StormDataDamageSummaryByYear <- aggregate(StormData[, c("DAMAGE")]
, list(StormData[,"BGN_YEAR"], StormData[,"EVTYPE"] )
, sum
, na.rm=TRUE
)
colnames(StormDataDamageSummaryByYear) <- c("BGN_YEAR", "EVTYPE", "DAMAGE")
StormDataDamageSummaryByType <- aggregate(StormDataDamageSummaryByYear[, c("DAMAGE")]
, list(StormDataDamageSummaryByYear[,"EVTYPE"])
, sum
, na.rm=TRUE
)
colnames(StormDataDamageSummaryByType) <- c("EVTYPE", "DAMAGE")
StormDataDamageSummaryByType <- StormDataDamageSummaryByType[order(StormDataDamageSummaryByType$DAMAGE, decreasing=TRUE),]
print(StormDataDamageSummaryByType[1:15,])
## EVTYPE DAMAGE
## 834 TORNADO 3312276.68
## 153 FLASH FLOOD 1599325.05
## 856 TSTM WIND 1445168.21
## 244 HAIL 1268289.66
## 170 FLOOD 1067976.36
## 760 THUNDERSTORM WIND 943635.62
## 464 LIGHTNING 606932.39
## 786 THUNDERSTORM WINDS 464978.11
## 359 HIGH WIND 342014.77
## 972 WINTER STORM 134699.58
## 310 HEAVY SNOW 124417.71
## 957 WILDFIRE 88823.54
## 427 ICE STORM 67689.62
## 676 STRONG WIND 64610.71
## 290 HEAVY RAIN 61964.94
The top 9 event types account for US$ 11050596.85 out of the total cost of US$ 12262327.33.
EVTYPE <- as.data.frame(StormDataDamageSummaryByType[1:9,"EVTYPE"])
colnames(EVTYPE) <- c("EVTYPE")
EvtypeStormDataDamage = merge(EVTYPE, StormData, by="EVTYPE")
EvtypeStormDataDamageSummaryByYear <- aggregate(EvtypeStormDataDamage[, c("DAMAGE")]

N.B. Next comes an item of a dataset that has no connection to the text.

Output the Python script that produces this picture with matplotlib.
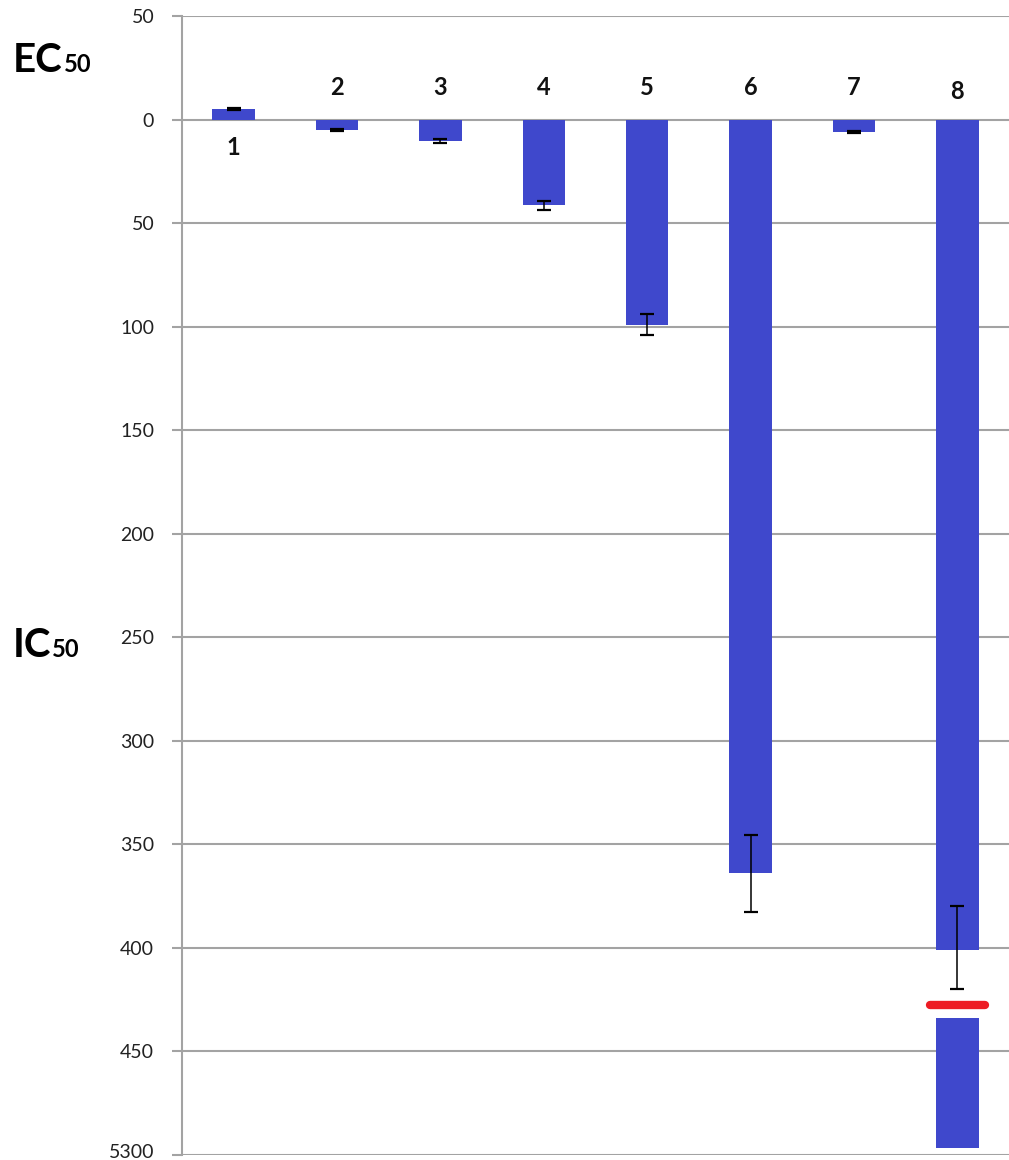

, list(EvtypeStormDataDamage[,"BGN_YEAR"], EvtypeStormDataDamage[,"EVTYPE"] )
, sum
, na.rm=TRUE
)
colnames(EvtypeStormDataDamageSummaryByYear) <- c("BGN_YEAR", "EVTYPE", "DAMAGE")
PlotE <- xyplot(
DAMAGE ~ BGN_YEAR | EVTYPE, data = EvtypeStormDataDamageSummaryByYear, col=c("red"), type="l" ,
ylab=list("Economic Impact in US$", cex=1.15), xlab=list("Year", cex=1.15), main=list("Economic Impact of weather",cex=2),
layout=c(3,3),
scales=list(
y=list(
log=TRUE,
limits=c(10000,700000),
at=c(10000,30000,100000,300000,600000),
labels=c("10K","30K","100K","300K","600K")
)
)
)
print(PlotE)
The analysis of weather event data by event type, year and number of fatality/injury show that tornadoes account for over a third of casualties. Tornadoes have also been well recorded throughout the analysis period, may be due to better understanding of their destructive power. While the number of deaths are still high at 5633 for Tornado compared to other events, they are only 6 percent of the injuries caused which is 91346. The underlying reasons for lower death rate need to be investigated which could be better preparation and response in the event of tornado or significant difference in tornadoes themselves. In any case, given the large impact even a 10 percent reduction in tornado impact makes a huge difference.
Excessive Heat/Heat cause 2,840 deaths and 8,625 injuries. Data is only available from the 1990s showing only recent understanding of the event. Also, deaths form a significant part of injury. A similar pattern emerges for flash flood.
Another event that requires attention is rip current that have more deaths than injury.
The analysis of weather events for economic impact shows increasing impact of tornadoes. Of late, winds (winds with or without thunderstorms) are affecting as much as tornadoes. As expected, flood and flash flood damage is increasing at a significant pace and now almost reach same proportion as tornadoes.
Hail, while not significantly affecting human health, has affected crops. but this damage has remained approximately at same level over the last 2 decades.
Together these events are responsible for 90% of all damages.